Supreme started out as a skateboarding shop in the 1980s with their now iconic box logo and aimed to sell their products to the members of the New York skate community aged 18–24. Three decades later, we see the same road DNA, but now, worldwide, selling to both millennials and the Gen Z. Brands such as Supreme thrive on their image. Seen as being for the elite and those with deep pockets, the firm pulled off a strategy that several other popular companies such as Super-dry have been unable to. Supreme has indeed outdone itself.
Founder James Jebbia once said in an interview with Complex, “It’s not like when we’re making something, we make only six of them. But if we can sell 600, I make 400.” In a nutshell, this strategy is at the heart of how Supreme operates. Basic instinct and economics say that the scarcer the good is, the more the demand, the higher the price. The presence of scarcity is quite evident. This very nature is what drives the market to jump at every opportunity to consume Supreme products every time it releases a drop of a new collection. However, there is still a key element missing: desire. Without the paranoia that queuers exhibit, Supreme would have been bankrupt long before we heard of its name outside of America. Marketing is essential to any brand’s continuous success. That is why Supreme has succeeded. Anyone can reduce production, but can everyone get celebrities such as Justin Bieber and Drake to wear their products? Can everyone have collaborations with well-established luxury brands such as Louis Vuitton? Perfectly placed to sell to their target market, eminent personalities influence the Generation Z beyond what I believe is good for us. As malleable teenage personalities yearning to achieve a good social standing, we are turning into, what some of us already are, social animals. At least in the minds of the desperadoes waiting for hours on end hours before ‘drop day’ the exclusivity of the clothing translates into eliteness or what some may call ‘coolness’ when it is worn, or even collected and displayed. Simply, this turns desire into a need which has compelled so many bank accounts to be emptied.

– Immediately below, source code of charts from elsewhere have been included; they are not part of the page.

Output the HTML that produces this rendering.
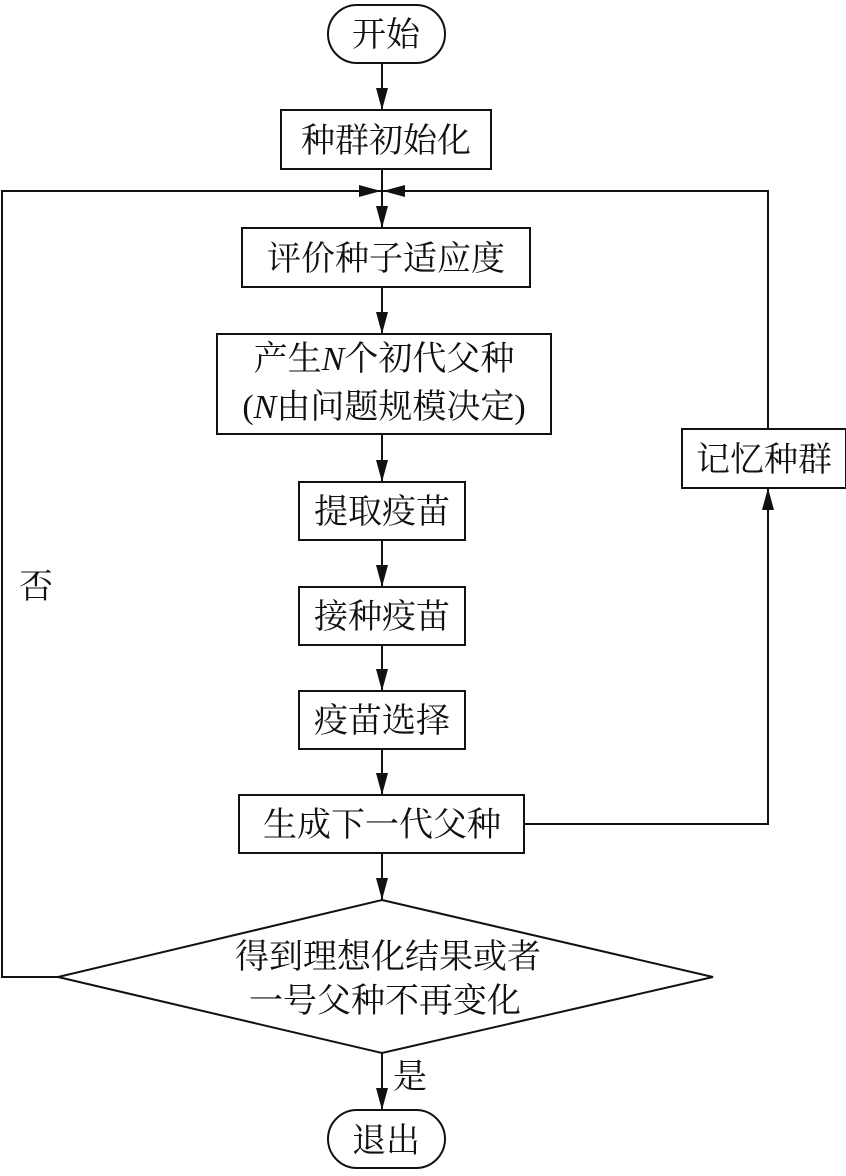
<!DOCTYPE html>
<html><head><meta charset="utf-8"><style>
html,body{margin:0;padding:0;background:#fff;}
svg text{font-family:"Liberation Serif","Noto Serif CJK SC","Noto Sans CJK SC",serif;font-size:34px;fill:#111;}
</style></head><body>
<svg width="846" height="1171" viewBox="0 0 846 1171" xmlns="http://www.w3.org/2000/svg">
<defs>
<marker id="a" markerWidth="22" markerHeight="12" refX="22" refY="6" orient="auto" markerUnits="userSpaceOnUse" viewBox="0 0 22 12">
<path d="M0,0 L22,6 L0,12 Z" fill="#111"/></marker>
</defs>
<g fill="none" stroke="#111" stroke-width="2">
<rect x="328" y="5" width="117" height="58" rx="29"/>
<rect x="281" y="110" width="210" height="59"/>
<rect x="242" y="228" width="288" height="59"/>
<rect x="217" y="334" width="334" height="100"/>
<rect x="299" y="482" width="166" height="58"/>
<rect x="299" y="587" width="166" height="58"/>
<rect x="299" y="691" width="166" height="58"/>
<rect x="239" y="795" width="285" height="58"/>
<rect x="682" y="429" width="164" height="59"/>
<polygon points="382,900 713,977 382,1053 58,977"/>
<rect x="328" y="1110" width="117" height="58" rx="29"/>
<line x1="382" y1="63" x2="382" y2="110" marker-end="url(#a)"/>
<line x1="382" y1="169" x2="382" y2="228" marker-end="url(#a)"/>
<line x1="382" y1="287" x2="382" y2="334" marker-end="url(#a)"/>
<line x1="382" y1="434" x2="382" y2="482" marker-end="url(#a)"/>
<line x1="382" y1="540" x2="382" y2="587" marker-end="url(#a)"/>
<line x1="382" y1="645" x2="382" y2="691" marker-end="url(#a)"/>
<line x1="382" y1="749" x2="382" y2="795" marker-end="url(#a)"/>
<line x1="382" y1="853" x2="382" y2="900" marker-end="url(#a)"/>
<line x1="382" y1="1053" x2="382" y2="1110" marker-end="url(#a)"/>
<polyline points="58,977 2,977 2,191 381,191" marker-end="url(#a)"/>
<polyline points="524,824 768,824 768,488" marker-end="url(#a)"/>
<polyline points="768,429 768,191 383,191" marker-end="url(#a)"/>
</g>
<g text-anchor="middle">
<text x="386" y="46">开始</text>
<text x="386" y="152">种群初始化</text>
<text x="386" y="270">评价种子适应度</text>
<text x="384" y="370">产生<tspan font-style="italic">N</tspan>个初代父种</text>
<text x="384" y="418">(<tspan font-style="italic">N</tspan>由问题规模决定)</text>
<text x="382" y="523">提取疫苗</text>
<text x="382" y="628">接种疫苗</text>
<text x="382" y="732">疫苗选择</text>
<text x="382" y="836">生成下一代父种</text>
<text x="764" y="471">记忆种群</text>
<text x="388" y="968">得到理想化结果或者</text>
<text x="385" y="1012">一号父种不再变化</text>
<text x="386" y="1152">退出</text>
<text x="410" y="1088">是</text>
<text x="36" y="598">否</text>
</g>
</svg>
</body></html>
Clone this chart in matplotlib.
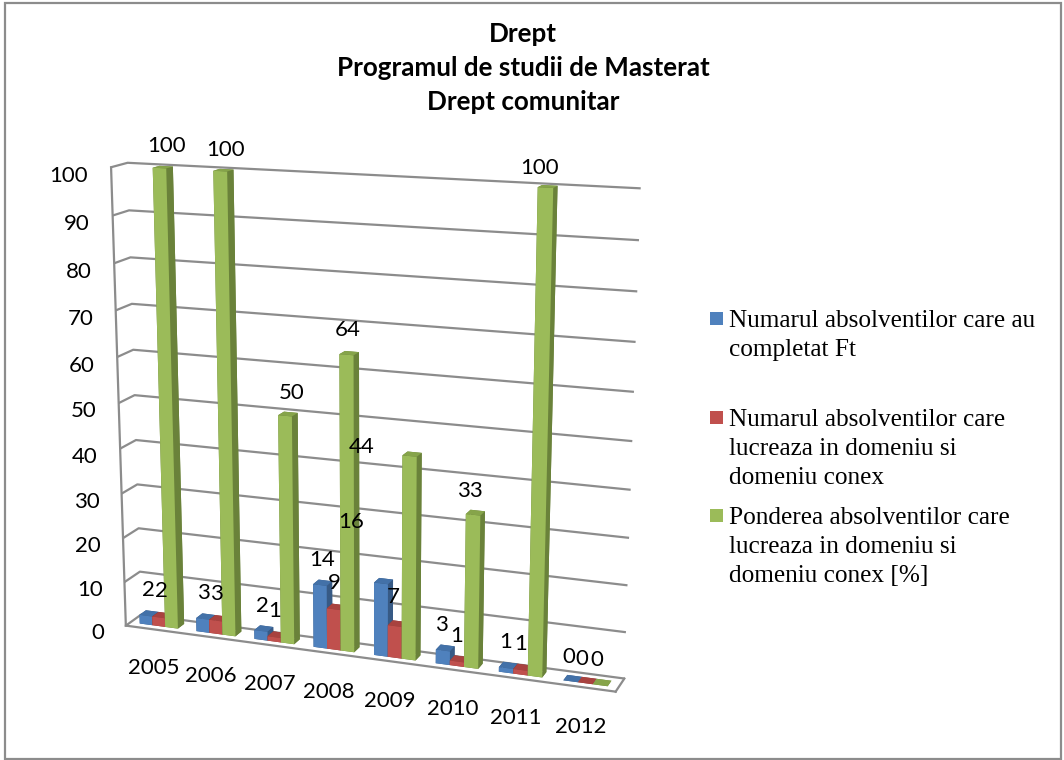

The overwhelming appetite to consume such products also creates a secondary market, one of the re-sellers and legal fakes for those who are not as liquid. If I want something you have bad enough, it gives said possession, which may have had no value to you at all, a perceived value for which it can be sold. Much to the pain of the company, secondary re-sellers often sell Supreme merchandise at prices much higher than retail, earning a mean profit and decreasing the scarcity of the product. Nonetheless, as James Clifton of VICE aptly puts it, “the buzz around the brand is what sustains that same buzz.” This statement clarifies the use of collaborations and limited availability.
In my opinion, Supreme is no less than art. Art may or may not be aesthetically pleasing, yet it is the story behind the piece and the auctioneer’s ability to sell which ultimately lands staggering dollar bids in seven-figure numbers at auctions. Art can be a silent albeit powerful statement; the message. Supreme is that auctioneer and the box logo on everything it sells is that story and message, a status symbol in red and white.